Dad (5:2): “Brian Hoyer, because of my hair.”
Ciara (7:1)†: “BenJarvus Green-Ellis, because all my names, too.”
Tim (7:1): “Aaron Hernandez, to let Marie know that I’d take her last name if my masculinity weren’t on the line.”
Erin (10:1): “Vince Wilfork, because HOW DOES HE CARRY AROUND THAT BELLY HIS WHOLE LIFE?!”
Mom (10:1): “Rob Ninkovich, because if he tried to wear that shirt to one my six-o’clock Masses, so help me God…”‡
Joe (11:1): “Zoltan Mesko, because I’d probably just use my left foot out there, too.”
Matt (12:1): “Logan Mankins, because I bet he also uses the ‘this is the way the cowboys ride’ game when Brady needs to be cheered up.”
Marie (20:1): “Devin McCourty, because I’m starting to empathize with those who are mis-labeled Irish.”
Cait (30:1): “Albert Haynesworth, because he’s so much happier now than he was last year. Just like me. But I don’t condone his actions off the field.”
Good luck everyone; pick wisely.
*Most players were not able to be reached for comment
†Wire-to-wire participation expected for the first time in league history
‡Mom’s Church Lady instincts took over here and she missed the point of the exercise
Why am I ranked so low in the odds to win category? After a slow start on Sunday I practically ran the board after we got those cheap 1:00 games out of the way.
Disclaimer: Odds may have been influenced by bias and desire to make the post read better. Also, you’re ranked ahead of your two sons-in-law, so quit complaining.
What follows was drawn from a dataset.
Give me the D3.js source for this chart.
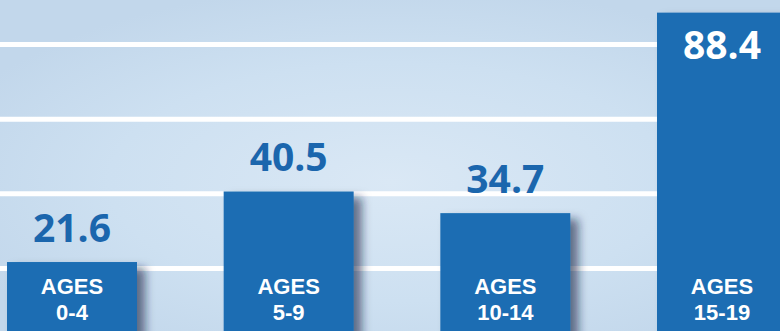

Hey Webmaster, it’s fine for you to make (repeated) insensitive “fat” references to your pregnant sister, but I just really hope that you get all sorts of cheap, surface humor out of the way before you are married and have a child of your own on the way. At that point, make sure all of your “funny” comparisons are between the pregnant woman and the Patriots player who is most glowing, or who still looks so unbelievably fit despite being _____ months pregnant, or who is generally just so incredible for being able to carry out such an incredible feat as to be pregnant (or whatever metaphor fits). Good luck to you.
So until then, they’re still cool?
Oh sure, they’re cool in the 7th grade make fun of the fat girl way.
Having been to a race track, I would put your $$ on me!!! Pink (and blue) tiara, here I come! I just hope that my and haynesworth’s newfound happiness does not get us into trouble out of the OR/off the field this year.
Pat, it was Aaron Hernandez because of my biceps. Remember?*
*No it wasn’t.
Pat, havent you ever heard of the black Irish?